It seems like a ridiculous statement to make, but at $100 million ($116 million since St. Louis exercised their 2011 option) over the term of his last contract, Albert Pujols was an absolute steal for the Cardinals. It is safe to assume that his next contract will not be quite the bargain for the team that winds up signing him this coming off season.
Speculation will follow Pujols throughout the season about his next team and contract if he is unable to reach a deal with the Cardinals before the start of Spring Training. There is little doubt he will have multiple options in the off season. The Yankees, Angels, Dodgers, Giants, Mets and Cardinals all would have the ability to sign Pujols (the Giants and Mets are my own speculation, while the other teams have been publicly speculated to have interest). Just to throw in my two cents, I believe Pujols will eventually resign with the St. Louis Cardinals, although I do expect him to fully explore free agency if no deal is reached this spring.
Early rumors have Pujols seeking a ten year contract worth as much as $30 million per season, or $300 million in total value. If Pujols finds an employer willing to spend this amount of money to include him in their lineup for the next decade he will push Alex Rodriguez out of the record book for largest contract in baseball history.
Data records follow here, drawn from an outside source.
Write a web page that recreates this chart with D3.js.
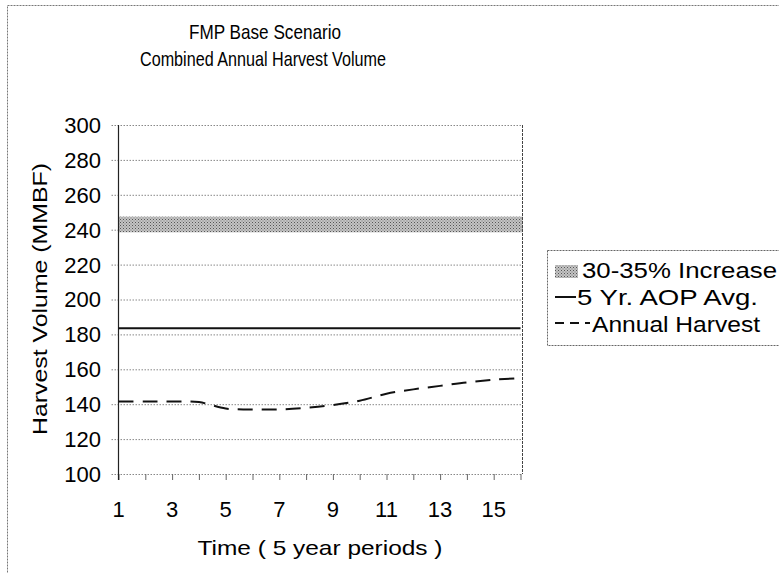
<!DOCTYPE html>
<html><head><meta charset="utf-8">
<script src="https://cdn.jsdelivr.net/npm/d3@7"></script>
<style>
html,body{margin:0;padding:0;background:#fff;}
svg{display:block;font-family:Arial,"Liberation Sans",Helvetica,sans-serif;}
</style></head>
<body><svg id="c" width="779" height="573"></svg>
<script>
// ---- data ----
const periods = [1,2,3,4,5,6,7,8,9,10,11,12,13,14,15,16];
const annualHarvest = [141.5,141.5,141.5,141.2,137.5,137,137,138,139.5,142,146,148.5,150.5,152.5,154,155];
const aopAvg = [183.5,183.5,183.5,183.5,183.5,183.5,183.5,183.5,183.5,183.5,183.5,183.5,183.5,183.5,183.5,183.5];
const increaseLow = 238.5, increaseHigh = 247.5;
const yTicks = [100,120,140,160,180,200,220,240,260,280,300];
const xTickLabels = [1,3,5,7,9,11,13,15];
const legendLabels = ["30-35% Increase","5 Yr. AOP Avg.","Annual Harvest"];
const titleLines = ["FMP Base Scenario","Combined Annual Harvest Volume"];

const svg = d3.select("#c");
const x = d3.scaleLinear().domain([1,16]).range([118.5,520.5]);
const y = d3.scaleLinear().domain([100,300]).range([474,125]);

// pattern for band
const defs = svg.append("defs");
const pat = defs.append("pattern").attr("id","stip").attr("patternUnits","userSpaceOnUse").attr("width",3).attr("height",3);
pat.append("rect").attr("width",3).attr("height",3).attr("fill","#c4c4c4");
pat.append("rect").attr("x",0).attr("y",0).attr("width",1).attr("height",1).attr("fill","#555");
pat.append("rect").attr("x",1.5).attr("y",1.5).attr("width",1).attr("height",1).attr("fill","#777");

// outer frame
svg.append("rect").attr("x",7.5).attr("y",5.5).attr("width",820).attr("height",620)
  .attr("fill","none").attr("stroke","#777").attr("stroke-dasharray","2,1");

// titles
svg.append("text").attr("x",265).attr("y",39).attr("text-anchor","middle").attr("font-size",21)
  .attr("textLength",152).attr("lengthAdjust","spacingAndGlyphs").text(titleLines[0]);
svg.append("text").attr("x",263).attr("y",66).attr("text-anchor","middle").attr("font-size",21)
  .attr("textLength",246).attr("lengthAdjust","spacingAndGlyphs").text(titleLines[1]);

// gridlines + y axis ticks
const yAxis = d3.axisLeft(y).tickValues(yTicks).tickSize(-(x.range()[1]-x.range()[0])-2).tickPadding(0).tickFormat("");
const gy = svg.append("g").attr("transform",`translate(${x.range()[0]},0)`).call(yAxis);
gy.select(".domain").remove();
gy.selectAll(".tick line").attr("stroke","#888").attr("stroke-dasharray","1.5,1.5").attr("x1",-7);
svg.append("g").selectAll("text").data(yTicks).join("text")
  .attr("x",101).attr("y",d=>y(d)).attr("dy","0.36em").attr("text-anchor","end")
  .attr("font-size",22).text(d=>d);

// x axis ticks
const xAxis = d3.axisBottom(x).tickValues(periods).tickSize(6).tickFormat("");
const gx = svg.append("g").attr("transform",`translate(0,${y(100)})`).call(xAxis);
gx.select(".domain").remove();
gx.selectAll(".tick line").attr("stroke","#666");
svg.append("g").selectAll("text").data(xTickLabels).join("text")
  .attr("x",d=>x(d)).attr("y",517).attr("text-anchor","middle").attr("font-size",22).text(d=>d);

// band
svg.append("rect").attr("x",x(1)).attr("y",y(increaseHigh)).attr("width",x(16)-x(1)+2)
  .attr("height",y(increaseLow)-y(increaseHigh)).attr("fill","url(#stip)");

// plot border (right dotted) and left solid axis
svg.append("line").attr("x1",x(16)+2).attr("x2",x(16)+2).attr("y1",y(300)).attr("y2",y(100))
  .attr("stroke","#444").attr("stroke-dasharray","3,1");
svg.append("line").attr("x1",x(1)).attr("x2",x(1)).attr("y1",y(300)).attr("y2",y(100)+6)
  .attr("stroke","#222").attr("stroke-width",1.2);

// AOP line
svg.append("path").datum(periods.map((p,i)=>[p,aopAvg[i]]))
  .attr("d",d3.line().x(d=>x(d[0])).y(d=>y(d[1])))
  .attr("fill","none").attr("stroke","#111").attr("stroke-width",2);

// annual harvest
svg.append("path").datum(periods.map((p,i)=>[p,annualHarvest[i]]))
  .attr("d",d3.line().curve(d3.curveCatmullRom).x(d=>x(d[0])).y(d=>y(d[1])))
  .attr("fill","none").attr("stroke","#111").attr("stroke-width",2).attr("stroke-dasharray","15,9");

// axis titles
svg.append("text").attr("x",320).attr("y",555).attr("text-anchor","middle").attr("font-size",21)
  .attr("textLength",245).attr("lengthAdjust","spacingAndGlyphs").text("Time ( 5 year periods )");
svg.append("text").attr("transform","translate(47,299) rotate(-90)").attr("text-anchor","middle")
  .attr("font-size",21).attr("textLength",272).attr("lengthAdjust","spacingAndGlyphs").text("Harvest Volume (MMBF)");

// legend
const lg = svg.append("g");
lg.append("rect").attr("x",547.5).attr("y",250.5).attr("width",260).attr("height",95)
  .attr("fill","#fff").attr("stroke","#666").attr("stroke-dasharray","2,1");
lg.append("rect").attr("x",555).attr("y",265).attr("width",23).attr("height",13).attr("fill","url(#stip)");
lg.append("line").attr("x1",555).attr("x2",576).attr("y1",297).attr("y2",297).attr("stroke","#111").attr("stroke-width",2);
lg.append("line").attr("x1",555).attr("x2",590).attr("y1",323).attr("y2",323).attr("stroke","#111").attr("stroke-width",2).attr("stroke-dasharray","9,6");
const lx = [582,577,592], lyb = [278,305,332], lw = [195,181,168];
lg.selectAll("text").data(legendLabels).join("text")
  .attr("x",(d,i)=>lx[i]).attr("y",(d,i)=>lyb[i]).attr("font-size",22)
  .attr("textLength",(d,i)=>lw[i]).attr("lengthAdjust","spacingAndGlyphs").text(d=>d);
</script></body></html>
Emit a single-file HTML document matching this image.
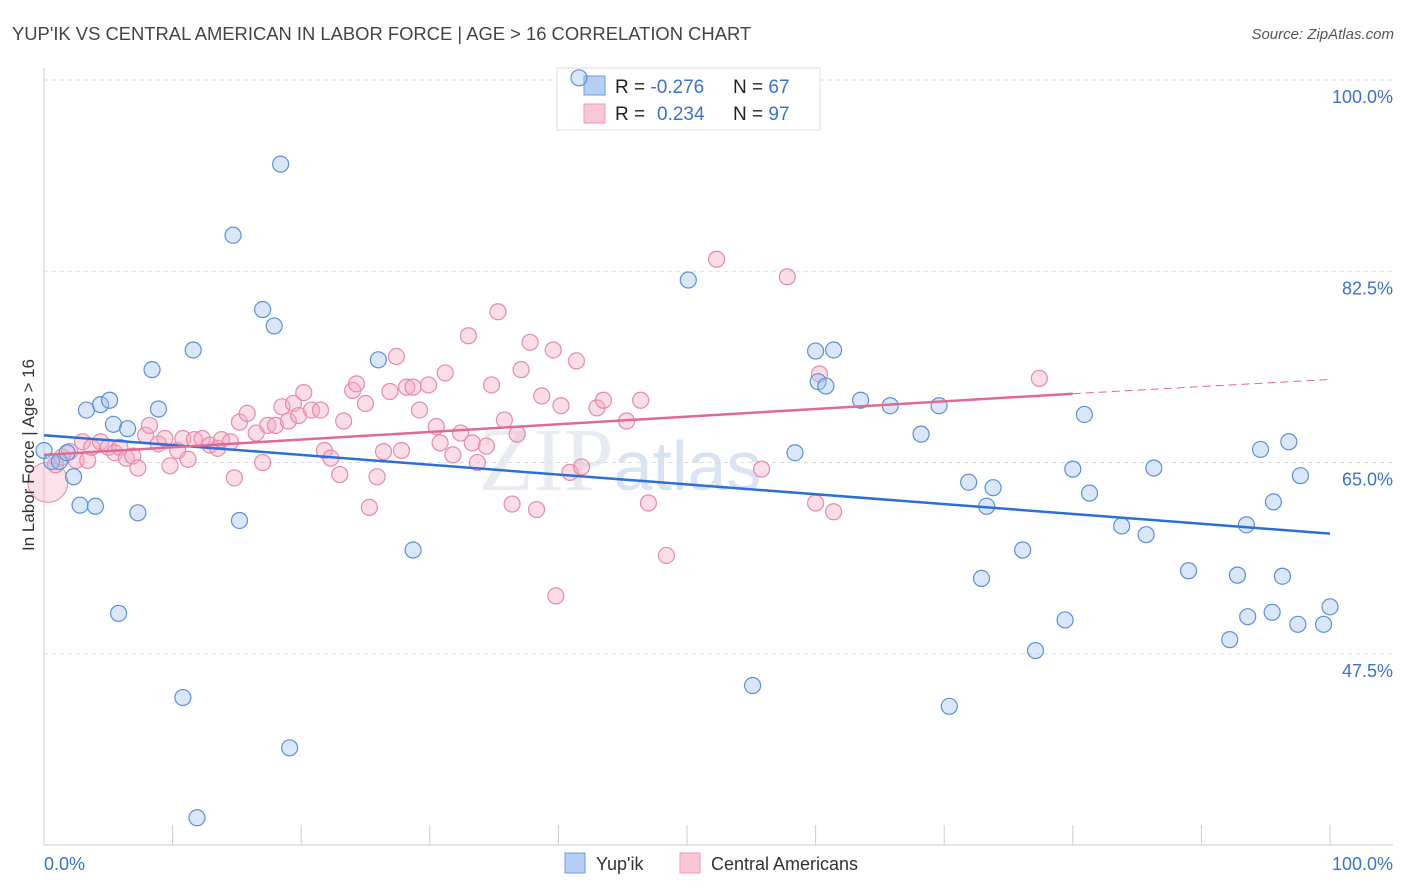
<!DOCTYPE html>
<html><head><meta charset="utf-8"><style>
body{margin:0;background:#fff;font-family:"Liberation Sans",sans-serif;}
svg{display:block}
</style></head><body>
<svg id="chart" width="1406" height="892">
<text x="12" y="40" font-size="18.4" fill="#444">YUP'IK VS CENTRAL AMERICAN IN LABOR FORCE | AGE &gt; 16 CORRELATION CHART</text>
<text x="1394" y="39" font-size="15" fill="#555" font-style="italic" text-anchor="end">Source: ZipAtlas.com</text>
<text x="620" y="490" font-size="90" fill="#e8ecf2" font-family="Liberation Serif" text-anchor="middle">ZIP<tspan font-family="Liberation Sans" font-size="70" fill="#d8e4f4">atlas</tspan></text>
<g id="grid"></g>
<g>
<rect x="557" y="68" width="263" height="62" fill="#fff" stroke="#ddd"/>
<rect x="584" y="76" width="21" height="19" fill="#b5d0f4" stroke="#6a9ce0"/>
<rect x="584" y="104" width="21" height="19" fill="#f9c6d6" stroke="#ea9ab4"/>
<text x="615" y="93" font-size="19" fill="#222">R = <tspan fill="#3a72d0">-0.276</tspan><tspan x="733">N = </tspan><tspan fill="#3a72d0">67</tspan></text>
<text x="615" y="120" font-size="19" fill="#222">R = <tspan fill="#3a72d0" x="657">0.234</tspan><tspan x="733">N = </tspan><tspan fill="#3a72d0">97</tspan></text>
</g>
<g id="pts"></g>
<g id="lines"></g>
<text transform="translate(34,455) rotate(-90)" font-size="17" fill="#333" text-anchor="middle">In Labor Force | Age &gt; 16</text>
<text x="44" y="870" font-size="18" fill="#3a72d0">0.0%</text>
<text x="1393" y="870" font-size="18" fill="#3a72d0" text-anchor="end">100.0%</text>
<g>
<rect x="565" y="853" width="20" height="20" fill="#b5d0f4" stroke="#6a9ce0"/>
<text x="596" y="870" font-size="18" fill="#333">Yup'ik</text>
<rect x="680" y="853" width="20" height="20" fill="#f9c6d6" stroke="#ea9ab4"/>
<text x="711" y="870" font-size="18" fill="#333">Central Americans</text>
</g>
</svg>
<script>
const yTicks=[100,82.5,65,47.5];
const yTickLabels=["100.0%","82.5%","65.0%","47.5%"];
const xTicks=[0,10,20,30,40,50,60,70,80,90,100];
const bluePx=[[44,450],[52,461],[60,461],[67,453],[74,477],[80,505],[95,506],[86,410],[100,405],[110,400],[113,424],[127,429],[118,613],[138,513],[152,370],[159,409],[183,697],[193,350],[197,818],[233,235],[239,521],[262,310],[274,326],[280,164],[290,748],[379,360],[413,550],[579,78],[688,280],[752,685],[795,453],[815,351],[818,382],[826,386],[834,350],[860,400],[890,406],[921,434],[939,406],[949,706],[969,482],[982,578],[986,506],[993,488],[1023,550],[1036,650],[1065,620],[1073,469],[1084,415],[1090,493],[1122,526],[1146,535],[1154,468],[1188,571],[1230,640],[1238,575],[1247,525],[1248,617],[1261,449],[1272,612],[1274,502],[1282,576],[1289,442],[1298,624],[1300,476],[1323,624],[1330,607]];
const pinkPx=[[55,465],[62,457],[70,452],[76,460],[82,442],[88,460],[92,447],[100,442],[108,447],[115,453],[120,447],[126,458],[133,456],[138,468],[145,435],[150,425],[158,444],[165,438],[170,466],[178,450],[183,438],[188,459],[195,440],[202,438],[210,445],[217,448],[222,440],[230,442],[234,478],[240,422],[247,413],[256,433],[262,463],[268,425],[276,425],[282,407],[288,421],[293,403],[298,416],[304,393],[312,410],[320,410],[324,451],[331,458],[340,475],[344,421],[352,390],[356,384],[365,404],[370,507],[377,477],[383,452],[390,392],[396,357],[401,450],[407,387],[413,387],[420,410],[428,385],[436,427],[440,443],[445,373],[453,455],[461,433],[468,336],[472,443],[478,463],[487,446],[492,385],[498,312],[505,420],[512,504],[517,434],[521,370],[530,342],[536,510],[542,396],[553,350],[556,596],[561,406],[570,472],[576,361],[582,467],[597,408],[603,400],[626,421],[641,400],[648,503],[667,556],[716,259],[762,469],[787,277],[815,503],[820,374],[833,512],[1040,378]];
const px2x=p=>(p-44)/12.86, py2y=p=>100-(p-80)/10.93;
const blueX=bluePx.map(p=>+px2x(p[0]).toFixed(1)), blueY=bluePx.map(p=>+py2y(p[1]).toFixed(1));
const pinkX=pinkPx.map(p=>+px2x(p[0]).toFixed(1)), pinkY=pinkPx.map(p=>+py2y(p[1]).toFixed(1));
const blueTrend=[[0,67.5],[100,58.5]];
const pinkTrend=[[0,65.7],[80,71.3],[100,72.6]];
const X=v=>44+v*12.86, Y=v=>80+(100-v)*10.93;
const NS="http://www.w3.org/2000/svg";
function mk(tag,attrs,parent){const e=document.createElementNS(NS,tag);for(const k in attrs)e.setAttribute(k,attrs[k]);parent.appendChild(e);return e;}
const grid=document.getElementById('grid');
yTicks.forEach((t,i)=>{
 const l=mk('line',{x1:44,x2:1393,y1:Y(t),y2:Y(t),stroke:'#ddd','stroke-dasharray':'4,4'},grid);
 
 
 const tx=mk('text',{x:1393,y:Y(t)+23,'font-size':18,fill:'#3a72d0','text-anchor':'end'},grid);
 tx.textContent=yTickLabels[i];
 
 
});
mk('line',{x1:44,x2:44,y1:68,y2:845,stroke:'#ccc'},grid);
mk('line',{x1:44,x2:1393,y1:845,y2:845,stroke:'#ccc'},grid);
xTicks.forEach(t=>{const l=mk('line',{x1:X(t),x2:X(t),y1:825,y2:845,stroke:'#ccc'},grid);
 
 });
const pts=document.getElementById('pts');
const big=mk('circle',{cx:X(0.3),cy:Y(63.2),r:20,fill:'rgba(245,170,195,0.35)',stroke:'#e88aa8','stroke-width':1},pts);


pinkX.forEach((x,i)=>{const c=mk('circle',{cx:X(x),cy:Y(pinkY[i]),r:8,fill:'rgba(245,170,195,0.4)',stroke:'#e88aa8','stroke-width':1.2},pts);
 
 });
blueX.forEach((x,i)=>{const c=mk('circle',{cx:X(x),cy:Y(blueY[i]),r:8,fill:'rgba(160,195,240,0.4)',stroke:'#5b8fdc','stroke-width':1.2},pts);
 
 });
const lines=document.getElementById('lines');
let l=mk('line',{x1:X(blueTrend[0][0]),y1:Y(blueTrend[0][1]),x2:X(blueTrend[1][0]),y2:Y(blueTrend[1][1]),stroke:'#2d6fd6','stroke-width':2.5},lines);


l=mk('line',{x1:X(pinkTrend[0][0]),y1:Y(pinkTrend[0][1]),x2:X(pinkTrend[1][0]),y2:Y(pinkTrend[1][1]),stroke:'#e06a92','stroke-width':2.5},lines);


l=mk('line',{x1:X(pinkTrend[1][0]),y1:Y(pinkTrend[1][1]),x2:X(pinkTrend[2][0]),y2:Y(pinkTrend[2][1]),stroke:'#e06a92','stroke-width':1,'stroke-dasharray':'8,5'},lines);


</script>
</body></html>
Alex Rodriguez and Albert Pujols will likely wind up at the top of several all time lists by the time their two playing careers have finished, so it is fitting that they would wind up the number one and two highest paid players in the game. Is Pujols deserving of the higher salary? Or should "A-Rod" remain baseball's richest annual player?
A quick glance at the back of his baseball card, or Internet site of your choice, will give you all the information you need about Albert Pujol's importance to the Cardinal organization since his debut in 2001. Pujols has been the most dominant player in the National League over the past decade. He has won three MVP awards and would have won more if not for Barry Bonds. Pujols has also finished second in MVP voting four times in his career. He is an annual staple at the All-Star game, making the roster in all but one of his professional seasons, and he ranks second all time in Cardinals history for RBI behind only Stan Musial.
Rodriguez has also had his fair share of success in the league, playing for the Mariners, Rangers and Yankees. A-Rod is also a three time MVP, thirteen time All-Star, and is sixth on the career home run list with 613 round trippers.
Both players have helped their team to one World Series Championship.
Alex Rodriguez has been in the league seven years longer than Pujols, giving him considerably higher career totals. For the sake of comparing their production, we will focus on the years they were both in the league, and then just for fun, we'll take into consideration each players' career statistics through age 30. Alex Rodriguez actually has a 188 game advantage over Pujols before he turned 30, so again the numbers understandably come out in favor of Alex Rodriguez in most categories.
Before the age of 30 Rodriguez had amassed more hits (2067 to 1900), more runs (1358 to 1186), more RBI (1347 to 1230) and more home runs (468 to 408). Pujols, however, has the better career batting average (.331 to .305), better on base percentage (.426 to .371), slugging percentage (.624 to 0.537). While Rodriguez has the edge here in the numbers that traditionally show up on the all-time lists, Pujols has had more success in his opportunities, although the two players are fairly close.
Albert has managed to keep his name clear through all the steroid controversy dating back to the BALCO investigation and beyond, a claim A-Rod can not make. Rodriguez publicly admitted to steroid use after the media published a list of players, with A-Rod on the top, who tested positive for steroids during the 2003 season. Rodriguez was also implicated in the steroid scandal in the second book written by Jose Canseco. In the minds of many fans, Rodriguez's career statistics are tainted by his inclusion in the steroid scandal, and there will always remain doubt about just how much the steroids aided his statistics.
Alex Rodriguez likely will wind up at the top of home run list, breaking the record set by Barry Bonds, before his playing career is complete. He will also finish with over 3000 career hits, a number he should reach within the next three seasons, if not sooner. Steroid controversy aside, Alex Rodriguez has earned his contract in comparison to baseball's other $20 million annual players.
Unfortunately for Rodriguez, his controversial personality has likely cost him several endorsement deals, and marketing opportunities within Major League Baseball (don't get me wrong, he still does very well). A series of on and off field incidents have given critics plenty of opportunities to bash Rodriguez throughout his career.
Albert Pujols will likely wind up the player most capable of challenging the numbers and records set by Alex Rodriguez. He will restore credibility to the record books as he is widely considered to be a clean player. He is more marketable to both his eventual employer and Major League Baseball as he approaches each milestone. And for the fans, he is much easier to stand behind and openly root for.
If we are to assume that Alex Rodriguez is worth the $275 Million, ten year deal he signed with the New York Yankees, then Albert Pujols is worth every penny of the $300 Million, ten year deal he is seeking this off season.